We’ve seen catastrophic wildfires in Greece and California, destroying towns with tragic loss of life.  But it’s not just over there, away, last summer the London Fire Brigade fought a grass fire in London for several days on Wanstead flats.  Firefighters were desperate to prevent the fire reaching a petrol station which would have been utterly disastrous.

One of the most obvious impacts for those of us who live in cities, that I highlighted in my recent report to the London Assembly ‘Climate Change Risks for London’ is the increase in frequency and intensity of heatwaves.

Just ten days ago, we saw Paris grind to a halt with all-time record temperatures of 45°C. Schools across the city were closed and people advised to stay indoors. These are the sort of temperatures at which vulnerable people start to die. And aside from the obvious and very worrying effects on people’s health and wellbeing, the impact on the wider economy is huge.

London needs to start planning for more of these heatwave events and my report contains a lot of ideas about the best way to do that.

Our efforts need to focus not only reducing our carbon emissions to try to prevent an escalation of climate change, but also on mitigating the inevitable effects of the climate change that is already with us, such as the extreme heatwaves and periods of intense rainfall.

This week is Climate action week and I want to briefly mention two events I spoke at that gave me hope.  The first involved a trip to the Thames Barrier with a group of people who work for the Environment Agency, the Tideway tunnel and various local authorities from along the river.

The discussion was about what does a climate emergency mean for us in our jobs.  It was heart-warming to hear the determination of civil engineers to solve the problem of managing the tidal river Thames in the face of rising sea levels.

The other event was at UCL with primary and secondary school pupils.  They had a day of climate action workshops and were sharing their ideas for getting their schools to play their part.  And just like every time I meet young people on school strike, I was struck by their determination to create a future and felt a massive surge of hope at their enthusiasm.

Now, I have to say I’ve never been invited to give a sermon before. Apart from the helpful advice from Rabbi Hannah, I contacted a friend who is a member of the Eco Synagogue steering group.

And she suggested that I quote a passage from the Kohelet Rabbah 7:13

I’ll read it:

Look at Gods work – for who can straighten what he has twisted? When the Blessed Holy One created the first human, he took him and led him round all the trees of the Garden of Eden and said to him: “Look at my works, how beautiful and praiseworthy they are! And all that I have created, it was for you that I created it. Pay attention that you do not corrupt and destroy my world: if you corrupt it, there is no one to repair it after you.

This is absolutely relevant to the situation we find ourselves in.

“There is no one to repair it after you.”

So, what can we do?

It is easy to get overwhelmed and think ‘What difference can I possibly make?’

But acting together – as a synagogue, a church, a mosque, a school, a workplace, a sports club, or whatever – we can make a real difference, we can magnify our efforts and encourage each other to go further.

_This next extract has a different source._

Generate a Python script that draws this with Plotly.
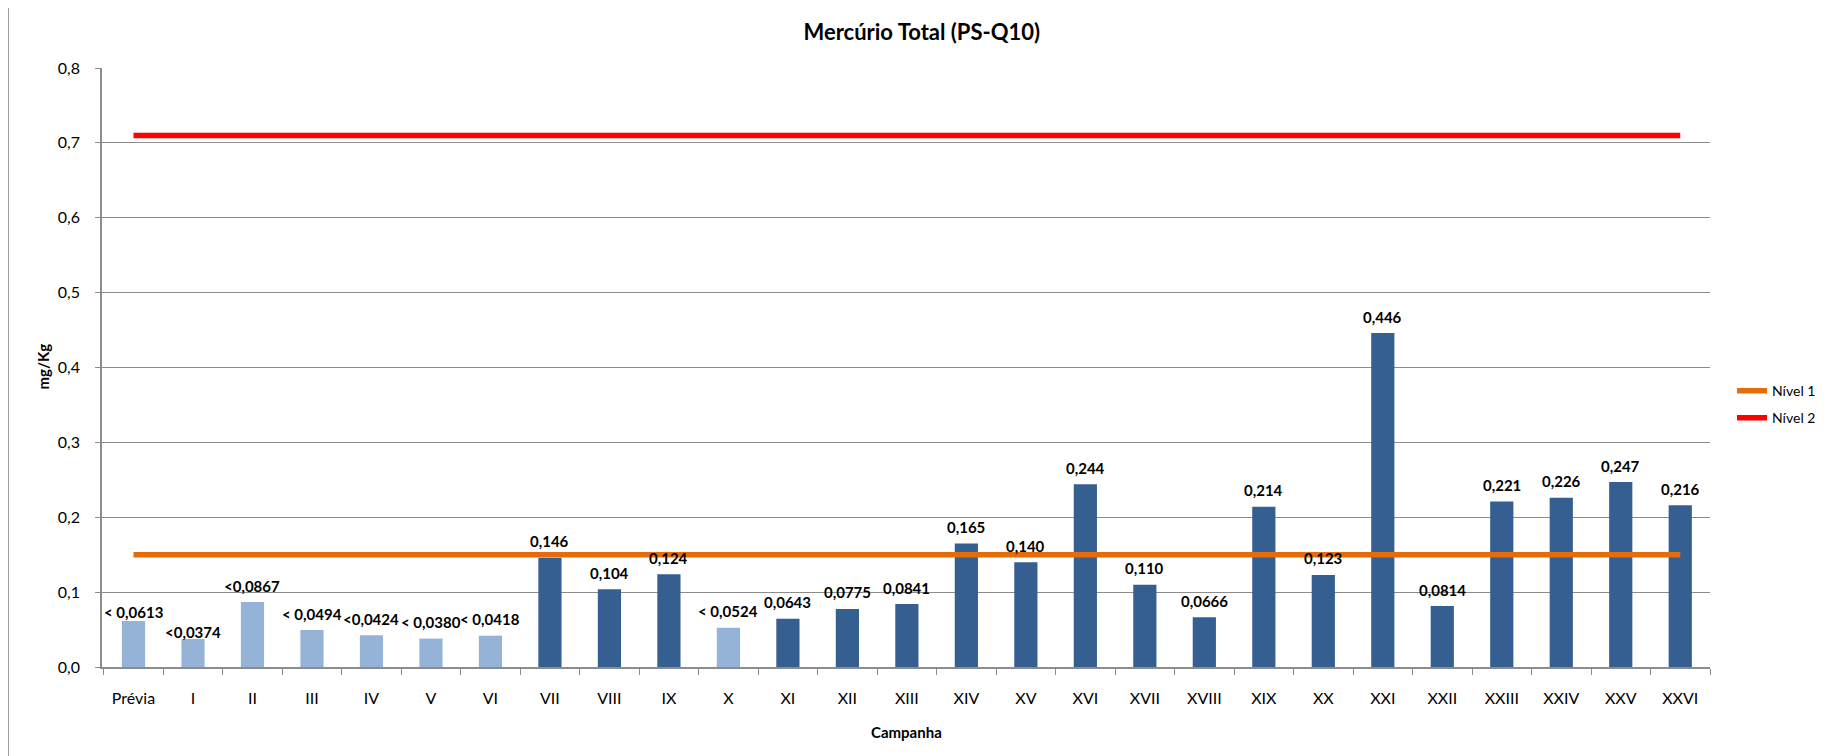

Many of you will have seen the massive Extinction Rebellion demonstrations in London earlier this year. Maybe some of you took part in them. If so, you will know that one of the key demands of the protesters, written on the side of a pink boat at Oxford Circus, was ‘Tell the Truth’.

Telling the truth is a vital first step, especially when, until recently, our media has been so reluctant to talk about the climate and ecological crisis, business has been thinking mainly about the bottom line and many of our politicians have ignored the scientific evidence of what is happening to our planet, preferring to carry on with Business as Usual.

We can all Tell the Truth by talking to each other and our friends and neighbours and colleagues about the climate crisis.

Acknowledging what is happening is the first step to taking action and making change happen. That is why it is so fantastic that you are holding Eco Shabbat today – creating the space for Telling the Truth and starting the kinds of conversations we need to have.

Once we have acknowledged the need for change, we have to consider our impact, and specifically our carbon footprint, on every area of our lives.

From the choices we make about what we buy, what we eat, how we travel, which energy companies we choose to heat our homes, we can make a significant impact on the carbon emissions we individually create.

By acting together, we can have a bigger impact.

  • We can choose to eat less meat and dairy.
  • We can buy food and other products from sustainable sources.
  • We can compost our food waste and try not to waste as much in the first place.
  • We can use water carefully.
  • We can avoid items that are overpackaged. We can recycle everything that it’s possible to recycle and that we couldn’t avoid buying.
  • We can leave the car at home and walk or use public transport.
  • We can switch to a renewable energy supplier, which is one of the asks of Green Shabbat.
  • We can maybe even install solar panels on our communal buildings like schools and places of worship.

But, important as our individual and group actions are, they won’t get us where we need to be without systemic change and that has to come from our political leaders who need to know that cutting back on fossil fuel use and acting on the climate emergency is a real priority.

People power is the most effective, in fact, is probably the only, way to achieve this.

As an elected member of the London Assembly, I know how powerful it is to have the backing of engaged citizens when I’m trying to get green, climate-friendly measures adopted by the Mayor.

And I know how much elected politicians listen when their voters, and future voters, rise with one voice. They may not always act on our demands, but they are very aware of them and of their obligation, in a democracy, to listen.

That’s why it is so important that politicians, and other people in powerful positions, hear our voices. Relentlessly! We have to tell them we are willing to embrace the radical changes that are urgently needed to save ourselves and the natural world upon which we depend for literally everything!

So, keep pushing your elected representatives to do more, write emails and letters, sign petitions and join protests. Start protests! Do it individually, or better still, do it as a congregation and as a community.

You will make a difference. You will inspire others to make a difference. And together we will become an unstoppable force for change because there is no one else to repair our world.